Glass Salon designed by Paul Ruaud with furniture by Eileen Gray, for Madame Mathieu-Levy
Dealing

Singles club

There’s a strange delight in the commercially unviable single chair

This article is taken from the March 2022 issue of The Critic. To get the full magazine why not subscribe? Right now we’re offering five issue for just £10.


Antique dealers are inexorably drawn to the single chair even although they rarely sell, particularly when a bit broken. 

Now, a single chair is not inherently valueless. For example, Eileen Gray’s “Dragons” armchair sold for a sliver below €22 million back in 2009 and there are many examples of single chairs selling for tens of thousands. 

But don’t be beguiled. The vast majority are unsellable box and every dealer’s store will be peopled by ostensibly fascinating items nobody but another dealer would give house room to.

The appeal (and simultaneously the trap) is twofold. Firstly, there is the canard of knowing exactly what something is. The other day I bought a single Windsor armchair in yew wood and elm that had the distinctive under-arm baluster splat and crinoline stretcher of the famous Thames Valley Prior Family of Uxbridge. But I failed to consider the commercial reality of the chair; I knew exactly what it was, and flattered myself into buying it.

A little knowledge is a dangerous thing, and a lot of knowledge even more so. My first boss encouraged me to buy with my stomach and work out what the purchase was later. If you buy with your intellect the tendency is to buy the familiar or the classic. These days that is the kiss of death.

I have eight single chairs at the moment including my recent indulgence

The second, even more uncommercial, approach is to buy something because it is delicious in a particular way and hopelessly damaged in another. Broken legs, damaged splats, wobbly structure, destroyed upholstery or missing elements should all be red flags. But these faults can be a draw if the timber is rare, or an aspect of carving is particularly fluid or if the chair stands in a well-mannered way.

Chairs are lovely things and almost everyone has a favourite. We describe them in human ways: they have legs, backs, knees, arms, shoulders and even sometimes ears. They are constant companions — the friend who never criticises and bears all that we throw at them — until they collapse.

Country chairs are usually Windsor chairs. The maker begins with the seat and the back and the legs all joint into it, usually literally with holes drilled into the seat and everything glued in.

A town chair is made more like a box which has no sides, in other words as a jointed frame where the legs and joining rails support the structure. But chairs’ essential simplicity belies the infinite variety the form offers. It is a bit like a sonnet, 14 lines and a very formalised versification, but within that structure a cornucopia of expressive opportunity.

I am not worse and certainly no better than most: I have eight single chairs at the moment including my recent indulgence.
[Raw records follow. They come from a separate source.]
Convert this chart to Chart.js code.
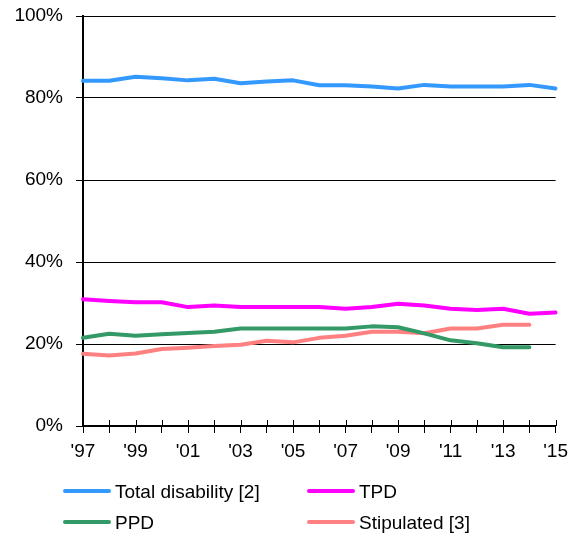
<!DOCTYPE html>
<html>
<head>
<meta charset="utf-8">
<script src="https://cdn.jsdelivr.net/npm/chart.js@4"></script>
<style>
  html, body { margin: 0; padding: 0; background: #fff; }
  #wrap { position: relative; width: 575px; height: 537px; }
  canvas { position: absolute; left: 0; top: 0; }
  .leg { position: absolute; font-family: "Liberation Sans", Arial, sans-serif; font-size: 19px; color: #000; line-height: 22px; white-space: nowrap; }
  .sw { position: absolute; height: 4px; border-radius: 2px; }
</style>
</head>
<body>
<div id="wrap">
  <canvas id="c" width="575" height="537"></canvas>
  <div id="legend"></div>
</div>
<script>
const years = ["'97","'98","'99","'00","'01","'02","'03","'04","'05","'06","'07","'08","'09","'10","'11","'12","'13","'14","'15"];
const totalDisability = [84.2, 84.2, 85.2, 84.8, 84.3, 84.7, 83.6, 84.0, 84.3, 83.1, 83.1, 82.8, 82.3, 83.2, 82.8, 82.8, 82.8, 83.2, 82.3];
const tpd = [30.9, 30.5, 30.2, 30.2, 29.0, 29.4, 29.0, 29.0, 29.0, 29.0, 28.6, 29.0, 29.8, 29.4, 28.6, 28.3, 28.6, 27.4, 27.7];
const ppd = [21.5, 22.5, 22.0, 22.4, 22.7, 23.0, 23.8, 23.8, 23.8, 23.8, 23.8, 24.3, 24.1, 22.6, 20.9, 20.2, 19.2, 19.2, null];
const stipulated = [17.6, 17.2, 17.7, 18.8, 19.1, 19.5, 19.8, 20.8, 20.4, 21.5, 22.0, 23.0, 23.0, 22.6, 23.8, 23.8, 24.7, 24.7, null];
const seriesNames = ["Total disability [2]", "TPD", "PPD", "Stipulated [3]"];
const colors = ["#3399FF", "#FF00FF", "#339966", "#FF8080"];
const yTicks = [0, 20, 40, 60, 80, 100];

const FONT = { family: "'Liberation Sans', Arial, sans-serif", size: 19 };

function ds(label, data, color) {
  return {
    label, data, borderColor: color, backgroundColor: color,
    borderWidth: 4, pointRadius: 0, tension: 0,
    borderJoinStyle: 'round', borderCapStyle: 'round', spanGaps: false
  };
}

// draw the inner half of x-axis tick marks (ticks cross the axis)
const crossTicks = {
  id: 'crossTicks',
  afterDraw(chart) {
    const x = chart.scales.x, ctx = chart.ctx, b = chart.chartArea.bottom;
    ctx.save();
    ctx.strokeStyle = '#000';
    ctx.lineWidth = 1;
    for (let i = 0; i < years.length; i++) {
      const px = Math.round(x.getPixelForValue(i)) + 0.5;
      ctx.beginPath();
      ctx.moveTo(px, b - 6);
      ctx.lineTo(px, b);
      ctx.stroke();
    }
    ctx.restore();
  }
};

new Chart(document.getElementById('c'), {
  type: 'line',
  data: {
    labels: years,
    datasets: [
      ds(seriesNames[0], totalDisability, colors[0]),
      ds(seriesNames[1], tpd, colors[1]),
      ds(seriesNames[2], ppd, colors[2]),
      ds(seriesNames[3], stipulated, colors[3])
    ]
  },
  options: {
    responsive: false,
    animation: false,
    devicePixelRatio: 1,
    layout: { padding: { top: 16, right: 18, left: 0, bottom: 0 } },
    plugins: { legend: { display: false }, tooltip: { enabled: false } },
    scales: {
      x: {
        type: 'category',
        offset: false,
        grid: { drawOnChartArea: false, color: '#000', tickLength: 7, lineWidth: 1 },
        border: { color: '#000', width: 2 },
        ticks: {
          autoSkip: false, maxRotation: 0, color: '#000', font: FONT, padding: 7,
          callback: (v, i) => (i % 2 === 0 ? years[i] : '')
        },
        afterFit: s => { s.height = 111; }
      },
      y: {
        min: 0, max: 100,
        afterBuildTicks: s => { s.ticks = yTicks.map(v => ({ value: v })); },
        grid: { color: '#000', lineWidth: 1, tickLength: 7 },
        border: { color: '#000', width: 2 },
        ticks: { color: '#000', font: FONT, padding: 13, callback: v => v + '%' },
        afterFit: s => { s.width = 83; s.paddingTop = 0; s.paddingBottom = 0; }
      }
    }
  },
  plugins: [crossTicks]
});

// legend (two columns)
const legendPos = [
  { sx: 63, tx: 115, y: 491 },
  { sx: 307, tx: 359, y: 491 },
  { sx: 63, tx: 115, y: 522 },
  { sx: 307, tx: 359, y: 522 }
];
const leg = document.getElementById('legend');
seriesNames.forEach((name, i) => {
  const p = legendPos[i];
  const sw = document.createElement('div');
  sw.className = 'sw';
  sw.style.left = p.sx + 'px';
  sw.style.width = '48px';
  sw.style.top = (p.y - 2) + 'px';
  sw.style.background = colors[i];
  leg.appendChild(sw);
  const t = document.createElement('div');
  t.className = 'leg';
  t.style.left = p.tx + 'px';
  t.style.top = (p.y - 10) + 'px';
  t.textContent = name;
  leg.appendChild(t);
});
</script>
</body>
</html>
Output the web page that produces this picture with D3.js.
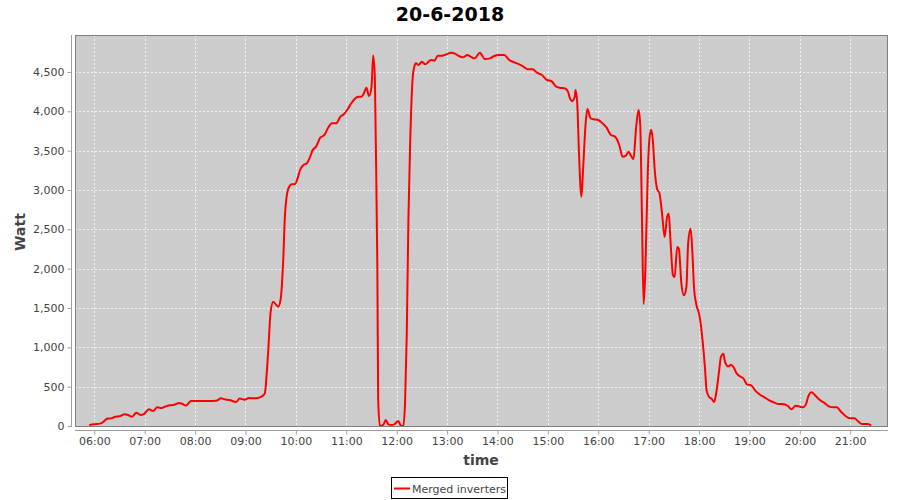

Nothing however compares to the stock of the Rossi family dealership in Turin. We used to go there once a year to see if we could buy something: but most of what you admired was not for sale — this time. The family comprised a large, suited, immobile old man who sat silently in a chair and his effervescent, chattering, bird-like, equally elderly sister.

Looking around involved entering a large apartment block and going from floor to floor viewing seemingly unrelated apartments, each with a random name on the door. Each was huge and high-ceilinged; room after room were crammed full of stock, almost exclusively marvellous things.

But we never went to the top floor. Eventually I squirrelled up my courage and asked what was up there, and the sister replied that though there was nothing for me, she would show me … if I wanted.

Of course I did. Entering, a wave of dust blew into my face and I imagined myself as the first into Tutankhamen’s tomb. I walked slowly through eight or ten rooms of single chairs, all piled on top of each other, higgledy-piggledy. It was an astonishing sight, more like an artwork than a storeroom. I guess I saw more than a thousand chairs. Whatever I do, I will never be that bad.